*Exercise task*.
Only lines with the word "chart" are needed; collect each of them from the listing below.

*Data for this task*.

──────────────────────────────

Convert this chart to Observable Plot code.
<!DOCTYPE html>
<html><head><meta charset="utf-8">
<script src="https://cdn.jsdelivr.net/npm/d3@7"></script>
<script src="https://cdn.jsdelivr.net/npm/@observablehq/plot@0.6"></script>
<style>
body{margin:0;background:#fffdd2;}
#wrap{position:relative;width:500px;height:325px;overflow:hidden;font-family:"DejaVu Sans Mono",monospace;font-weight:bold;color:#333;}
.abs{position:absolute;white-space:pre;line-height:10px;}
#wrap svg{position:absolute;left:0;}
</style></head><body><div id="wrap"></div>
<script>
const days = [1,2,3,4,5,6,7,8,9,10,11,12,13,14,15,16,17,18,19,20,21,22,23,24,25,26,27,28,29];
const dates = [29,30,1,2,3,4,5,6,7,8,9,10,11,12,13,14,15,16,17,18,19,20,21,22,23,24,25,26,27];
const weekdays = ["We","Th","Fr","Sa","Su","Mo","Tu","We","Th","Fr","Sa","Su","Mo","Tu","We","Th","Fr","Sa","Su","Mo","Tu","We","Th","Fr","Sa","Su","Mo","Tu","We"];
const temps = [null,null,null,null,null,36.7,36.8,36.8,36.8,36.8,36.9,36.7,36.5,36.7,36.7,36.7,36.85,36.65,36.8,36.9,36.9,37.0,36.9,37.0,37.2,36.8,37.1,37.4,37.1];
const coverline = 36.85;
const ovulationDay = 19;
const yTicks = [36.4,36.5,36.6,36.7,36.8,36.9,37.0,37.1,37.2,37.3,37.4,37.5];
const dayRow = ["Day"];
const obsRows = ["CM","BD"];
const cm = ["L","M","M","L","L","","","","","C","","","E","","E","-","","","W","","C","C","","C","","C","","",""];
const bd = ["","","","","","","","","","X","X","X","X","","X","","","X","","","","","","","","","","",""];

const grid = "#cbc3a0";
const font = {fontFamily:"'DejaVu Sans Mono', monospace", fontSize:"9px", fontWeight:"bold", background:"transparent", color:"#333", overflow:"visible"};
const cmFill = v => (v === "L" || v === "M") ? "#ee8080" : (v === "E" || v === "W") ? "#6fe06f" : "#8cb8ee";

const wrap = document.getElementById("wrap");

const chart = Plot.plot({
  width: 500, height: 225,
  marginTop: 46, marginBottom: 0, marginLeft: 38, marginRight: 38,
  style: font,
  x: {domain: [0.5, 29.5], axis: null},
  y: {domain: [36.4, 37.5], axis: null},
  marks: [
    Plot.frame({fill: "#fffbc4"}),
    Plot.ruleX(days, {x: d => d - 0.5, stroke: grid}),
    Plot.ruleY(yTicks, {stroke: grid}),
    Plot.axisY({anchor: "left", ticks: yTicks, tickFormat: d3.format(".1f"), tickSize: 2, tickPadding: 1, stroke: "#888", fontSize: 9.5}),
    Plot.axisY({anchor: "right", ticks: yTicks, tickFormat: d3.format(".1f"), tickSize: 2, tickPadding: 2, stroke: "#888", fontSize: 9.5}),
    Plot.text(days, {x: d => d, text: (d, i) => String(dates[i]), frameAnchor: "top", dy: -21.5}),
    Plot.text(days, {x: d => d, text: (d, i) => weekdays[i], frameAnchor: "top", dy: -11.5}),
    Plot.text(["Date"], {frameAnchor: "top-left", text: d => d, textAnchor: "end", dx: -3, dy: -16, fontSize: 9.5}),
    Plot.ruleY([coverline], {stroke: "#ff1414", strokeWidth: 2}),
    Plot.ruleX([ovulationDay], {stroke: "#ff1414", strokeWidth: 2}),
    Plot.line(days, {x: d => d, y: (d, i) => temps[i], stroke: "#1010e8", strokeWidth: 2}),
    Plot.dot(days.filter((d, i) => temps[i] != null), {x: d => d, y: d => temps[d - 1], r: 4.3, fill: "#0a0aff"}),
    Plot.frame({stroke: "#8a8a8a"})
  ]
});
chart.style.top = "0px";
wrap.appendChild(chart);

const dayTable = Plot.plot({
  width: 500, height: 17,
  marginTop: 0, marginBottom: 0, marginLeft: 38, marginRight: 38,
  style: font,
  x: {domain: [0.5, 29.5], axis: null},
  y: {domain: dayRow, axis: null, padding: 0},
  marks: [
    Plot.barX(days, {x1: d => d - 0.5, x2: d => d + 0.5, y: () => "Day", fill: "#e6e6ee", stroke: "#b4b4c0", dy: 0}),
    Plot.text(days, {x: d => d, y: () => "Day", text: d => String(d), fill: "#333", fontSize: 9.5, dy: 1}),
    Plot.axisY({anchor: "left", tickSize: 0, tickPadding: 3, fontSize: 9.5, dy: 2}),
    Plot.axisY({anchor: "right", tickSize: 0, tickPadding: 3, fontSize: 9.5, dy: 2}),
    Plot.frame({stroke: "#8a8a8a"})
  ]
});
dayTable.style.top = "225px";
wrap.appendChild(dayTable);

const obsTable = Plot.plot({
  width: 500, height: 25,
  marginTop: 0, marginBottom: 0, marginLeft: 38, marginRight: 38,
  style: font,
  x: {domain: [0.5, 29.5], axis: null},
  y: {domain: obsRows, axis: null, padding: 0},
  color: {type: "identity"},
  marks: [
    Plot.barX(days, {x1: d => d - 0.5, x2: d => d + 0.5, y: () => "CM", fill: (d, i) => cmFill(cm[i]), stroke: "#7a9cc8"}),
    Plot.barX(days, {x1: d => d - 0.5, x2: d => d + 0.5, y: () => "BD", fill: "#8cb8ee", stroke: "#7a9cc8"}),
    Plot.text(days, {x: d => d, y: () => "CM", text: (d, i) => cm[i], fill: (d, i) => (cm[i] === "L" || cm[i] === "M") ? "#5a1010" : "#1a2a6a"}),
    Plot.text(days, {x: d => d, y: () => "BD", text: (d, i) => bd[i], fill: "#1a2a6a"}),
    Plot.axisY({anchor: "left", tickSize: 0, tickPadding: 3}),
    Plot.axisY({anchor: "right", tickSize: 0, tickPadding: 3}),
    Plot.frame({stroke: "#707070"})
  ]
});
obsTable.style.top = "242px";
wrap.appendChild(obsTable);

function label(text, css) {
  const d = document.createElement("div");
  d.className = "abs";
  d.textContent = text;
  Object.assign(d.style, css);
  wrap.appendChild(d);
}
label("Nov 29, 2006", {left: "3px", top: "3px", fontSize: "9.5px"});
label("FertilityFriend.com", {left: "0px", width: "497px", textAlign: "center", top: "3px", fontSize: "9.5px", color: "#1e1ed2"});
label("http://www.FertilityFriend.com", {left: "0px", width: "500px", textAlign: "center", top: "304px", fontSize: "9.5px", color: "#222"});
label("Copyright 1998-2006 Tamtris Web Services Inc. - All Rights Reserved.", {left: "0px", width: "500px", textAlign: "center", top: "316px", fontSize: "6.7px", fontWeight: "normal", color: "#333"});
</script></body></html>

──────────────────────────────

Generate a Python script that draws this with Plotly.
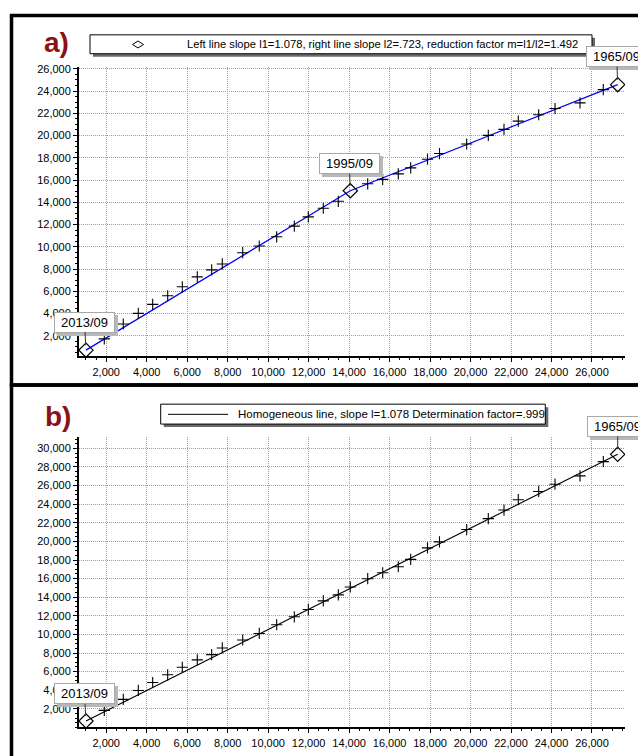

──────────────────────────────

*Finished task*.
Convert this chart to Observable Plot code.
const chart = Plot.plot({
chart.style.top = "0px";
wrap.appendChild(chart);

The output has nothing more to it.